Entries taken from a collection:
******

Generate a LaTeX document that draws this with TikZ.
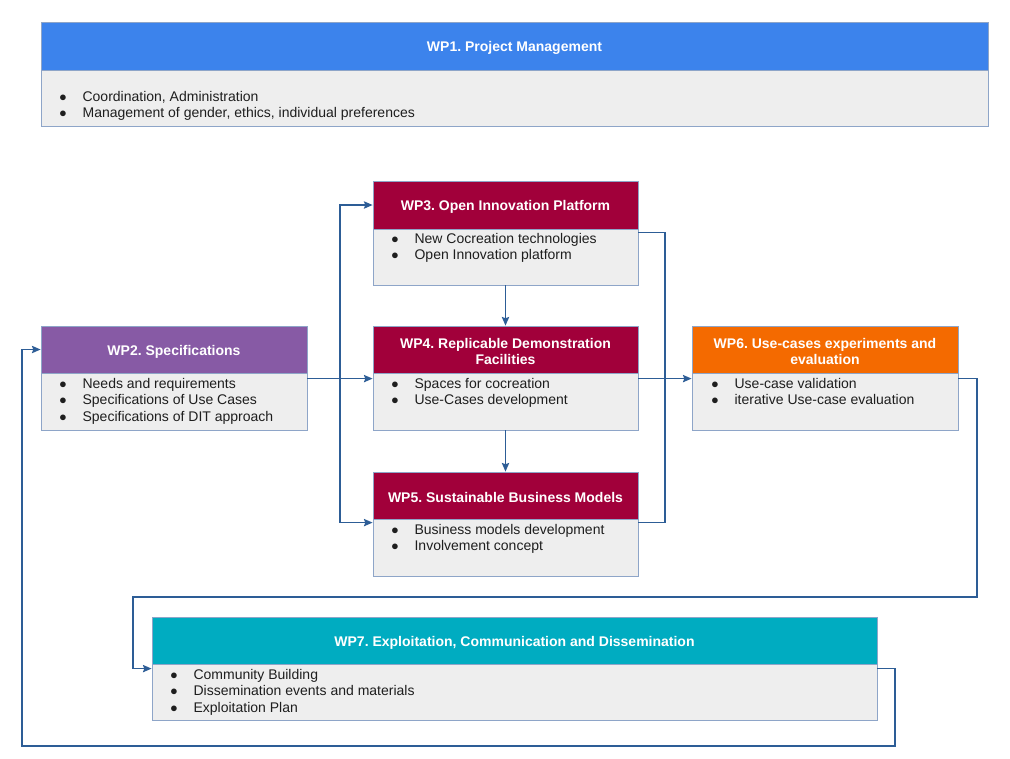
\documentclass[tikz,border=0pt]{standalone}
\usepackage{fontspec}
\setmainfont{Liberation Sans}
\usetikzlibrary{fit,arrows.meta}
\definecolor{cblue}{RGB}{60,131,236}
\definecolor{cpurple}{RGB}{135,90,165}
\definecolor{ccrimson}{RGB}{161,0,58}
\definecolor{corange}{RGB}{244,106,0}
\definecolor{ccyan}{RGB}{0,172,193}
\definecolor{cbody}{RGB}{238,238,238}
\definecolor{cborder}{RGB}{142,165,200}
\definecolor{cline}{RGB}{45,93,150}
\definecolor{ctext}{RGB}{30,30,30}
\newcommand{\bl}[1]{\makebox[17.5pt][l]{$\bullet$}#1}
\newcommand{\fl}{\rule{0pt}{8pt}}
\tikzset{
  hdr/.style={inner sep=0pt, draw=cborder, line width=0.6pt},
  hdrtext/.style={inner sep=0pt, text=white, align=center, yshift=-1.5pt,
    font=\fontsize{10.5}{12.2}\selectfont\bfseries\frenchspacing},
  bodybox/.style={inner sep=0pt, draw=cborder, line width=0.6pt, fill=cbody},
  items/.style={inner sep=0pt, anchor=north west, yshift=8pt, align=left, text=ctext,
    font=\fontsize{10.5}{12.4}\selectfont\frenchspacing},
  conn/.style={draw=cline, line width=1.1pt},
  arr/.style={conn, -{Stealth[length=6.5pt,width=5.5pt,inset=1pt]}}
}
\begin{document}
\begin{tikzpicture}[x=0.75pt,y=-0.75pt]
\useasboundingbox (0,0) rectangle (1010,758);
% WP1
\node[hdr, fill=cblue, fit={(41,22)(988,70)}] (w1h) {};
\node[hdrtext] (w1ht) at (w1h.center) {WP1. Project Management};
\node[bodybox, fit={(41,70)(988,126)}] (w1b) {};
\node[items] (w1t) at (59,101) {\fl\bl{Coordination, Administration}\\\bl{Management of gender, ethics, individual preferences}};
% WP2
\node[hdr, fill=cpurple, fit={(41,326)(307,373)}] (w2h) {};
\node[hdrtext] (w2ht) at (w2h.center) {WP2. Specifications};
\node[bodybox, fit={(41,373)(307,430)}] (w2b) {};
\node[items] (w2t) at (59,388) {\fl\bl{Needs and requirements}\\\bl{Specifications of Use Cases}\\\bl{Specifications of DIT approach}};
% WP3
\node[hdr, fill=ccrimson, fit={(373,181)(638,229)}] (w3h) {};
\node[hdrtext] (w3ht) at (w3h.center) {WP3. Open Innovation Platform};
\node[bodybox, fit={(373,229)(638,285)}] (w3b) {};
\node[items] (w3t) at (391,243) {\fl\bl{New Cocreation technologies}\\\bl{Open Innovation platform}};
% WP4
\node[hdr, fill=ccrimson, fit={(373,326)(638,373)}] (w4h) {};
\node[hdrtext] (w4ht) at (w4h.center) {WP4. Replicable Demonstration\\Facilities};
\node[bodybox, fit={(373,373)(638,430)}] (w4b) {};
\node[items] (w4t) at (391,388) {\fl\bl{Spaces for cocreation}\\\bl{Use-Cases development}};
% WP5
\node[hdr, fill=ccrimson, fit={(373,472)(638,519)}] (w5h) {};
\node[hdrtext] (w5ht) at (w5h.center) {WP5. Sustainable Business Models};
\node[bodybox, fit={(373,519)(638,576)}] (w5b) {};
\node[items] (w5t) at (391,534) {\fl\bl{Business models development}\\\bl{Involvement concept}};
% WP6
\node[hdr, fill=corange, fit={(692,326)(958,373)}] (w6h) {};
\node[hdrtext] (w6ht) at (w6h.center) {WP6. Use-cases experiments and\\evaluation};
\node[bodybox, fit={(692,373)(958,430)}] (w6b) {};
\node[items] (w6t) at (711,388) {\fl\bl{Use-case validation}\\\bl{iterative Use-case evaluation}};
% WP7
\node[hdr, fill=ccyan, fit={(152,617)(877,664)}] (w7h) {};
\node[hdrtext] (w7ht) at (w7h.center) {WP7. Exploitation, Communication and Dissemination};
\node[bodybox, fit={(152,664)(877,720)}] (w7b) {};
\node[items] (w7t) at (170,679) {\fl\bl{Community Building}\\\bl{Dissemination events and materials}\\\bl{Exploitation Plan}};
% connectors
\coordinate (fork) at (340,379);
\coordinate (rj) at (665,379);
\coordinate (h1) at (977,597);
\coordinate (h2) at (133,597);
\coordinate (l1) at (895,746);
\coordinate (l2) at (22,746);
\draw[arr] ([yshift=-4.5pt]w2b.north east) -- ([yshift=-4.5pt]w4b.north west);
\draw[arr] (fork) |- (w3h.west);
\draw[arr] (fork) |- ([yshift=-3pt]w5b.north west);
\draw[arr] (w3b.south) -- (w4h.north);
\draw[arr] (w4b.south) -- (w5h.north);
\draw[conn] ([yshift=-3pt]w3b.north east) -| (rj) |- ([yshift=-3pt]w5b.north east);
\draw[arr] ([yshift=-4.5pt]w4b.north east) -- ([yshift=-4.5pt]w6b.north west);
\draw[arr] ([yshift=-4.5pt]w6b.north east) -| (h1) -- (h2) |- ([yshift=-3.75pt]w7b.north west);
\draw[arr] ([yshift=-3.75pt]w7b.north east) -| (l1) -- (l2) |- (w2h.west);
\end{tikzpicture}
\end{document}
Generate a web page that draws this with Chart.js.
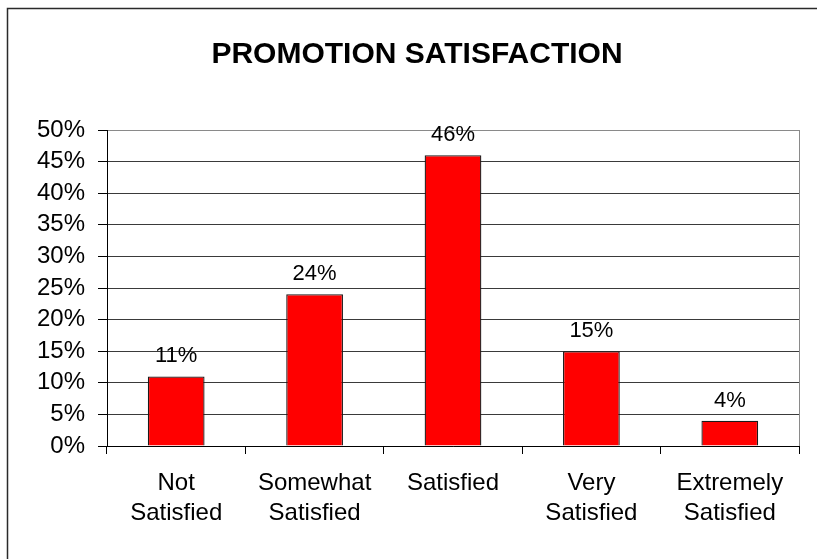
<!DOCTYPE html>
<html>
<head>
<meta charset="utf-8">
<title>Promotion Satisfaction</title>
<script src="https://cdn.jsdelivr.net/npm/chart.js@4.4.1/dist/chart.umd.min.js"></script>
<style>
  html, body { margin: 0; padding: 0; background: #ffffff; }
  #wrap { width: 817px; height: 559px; position: relative; }
</style>
</head>
<body>
<div id="wrap"><canvas id="chart" width="817" height="559"></canvas></div>
<script>
// Survey categories (multi-line axis labels)
const categories = [
  ['Not', 'Satisfied'],
  ['Somewhat', 'Satisfied'],
  ['Satisfied'],
  ['Very', 'Satisfied'],
  ['Extremely', 'Satisfied']
];
// Share of respondents per category, in percent
const satisfactionPct = [11, 24, 46, 15, 4];
// Value axis tick positions, in percent
const yTickValues = [0, 5, 10, 15, 20, 25, 30, 35, 40, 45, 50];

const FONT = '"Liberation Sans", Arial, Helvetica, sans-serif';

// Outer frame lines along the left and top edges of the page
const framePlugin = {
  id: 'frame',
  beforeDraw(chart) {
    const ctx = chart.ctx;
    ctx.save();
    ctx.strokeStyle = '#2a2a2a';
    ctx.lineWidth = 1.5;
    ctx.beginPath();
    ctx.moveTo(7.5, chart.height);
    ctx.lineTo(7.5, 8.5);
    ctx.lineTo(chart.width, 8.5);
    ctx.stroke();
    ctx.restore();
  }
};

// Grey right-hand edge of the plot area
const plotEdgePlugin = {
  id: 'plotEdge',
  beforeDatasetsDraw(chart) {
    const a = chart.chartArea;
    const ctx = chart.ctx;
    ctx.save();
    ctx.strokeStyle = '#8a8a8a';
    ctx.lineWidth = 1;
    ctx.beginPath();
    ctx.moveTo(a.right + 0.5, a.top);
    ctx.lineTo(a.right + 0.5, a.bottom);
    ctx.stroke();
    ctx.restore();
  }
};

// Percentage label above each bar
const valueLabelPlugin = {
  id: 'valueLabels',
  afterDatasetsDraw(chart) {
    const ctx = chart.ctx;
    const meta = chart.getDatasetMeta(0);
    const data = chart.data.datasets[0].data;
    ctx.save();
    ctx.font = '22px ' + FONT;
    ctx.fillStyle = '#000000';
    ctx.textAlign = 'center';
    ctx.textBaseline = 'alphabetic';
    meta.data.forEach((bar, i) => {
      ctx.fillText(data[i] + '%', bar.x, bar.y - 14);
    });
    ctx.restore();
  }
};

new Chart(document.getElementById('chart'), {
  type: 'bar',
  data: {
    labels: categories,
    datasets: [{
      data: satisfactionPct,
      backgroundColor: '#ff0000',
      borderColor: '#1a1a1a',
      borderWidth: 1.3,
      categoryPercentage: 1.0,
      barPercentage: 0.41
    }]
  },
  options: {
    responsive: false,
    animation: false,
    layout: { padding: { left: 35, right: 18, top: 0, bottom: 0 } },
    plugins: {
      legend: { display: false },
      tooltip: { enabled: false },
      title: {
        display: true,
        text: 'PROMOTION SATISFACTION',
        color: '#000000',
        font: { family: FONT, size: 30, weight: 'bold', lineHeight: 1.2 },
        padding: { top: 37, bottom: 57 }
      }
    },
    scales: {
      x: {
        offset: true,
        grid: {
          display: true,
          offset: true,
          drawOnChartArea: false,
          drawTicks: true,
          tickLength: 8,
          color: '#000000'
        },
        border: { display: true, color: '#000000', width: 1 },
        ticks: {
          color: '#000000',
          font: { family: FONT, size: 24, lineHeight: 1.25 },
          padding: 14,
          maxRotation: 0,
          autoSkip: false
        },
        afterFit(scale) { scale.height = 113; }
      },
      y: {
        min: 0,
        max: 50,
        afterBuildTicks(scale) {
          scale.ticks = yTickValues.map(v => ({ value: v }));
        },
        grid: {
          color: (c) => (c.tick && c.tick.value === 50 ? '#8a8a8a' : '#3a3a3a'),
          tickColor: '#000000',
          tickLength: 9,
          drawTicks: true
        },
        border: { display: true, color: '#000000', width: 1 },
        ticks: {
          color: '#000000',
          font: { family: FONT, size: 24 },
          padding: 13,
          autoSkip: false,
          callback: (v) => v + '%'
        },
        afterFit(scale) { scale.width = 72; }
      }
    }
  },
  plugins: [framePlugin, plotEdgePlugin, valueLabelPlugin]
});
</script>
</body>
</html>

******

In the records above, find the lines containing "this" and copy them.

EXERCISE SOLUTION:
Generate a LaTeX document that draws this with TikZ.
Generate a web page that draws this with Chart.js.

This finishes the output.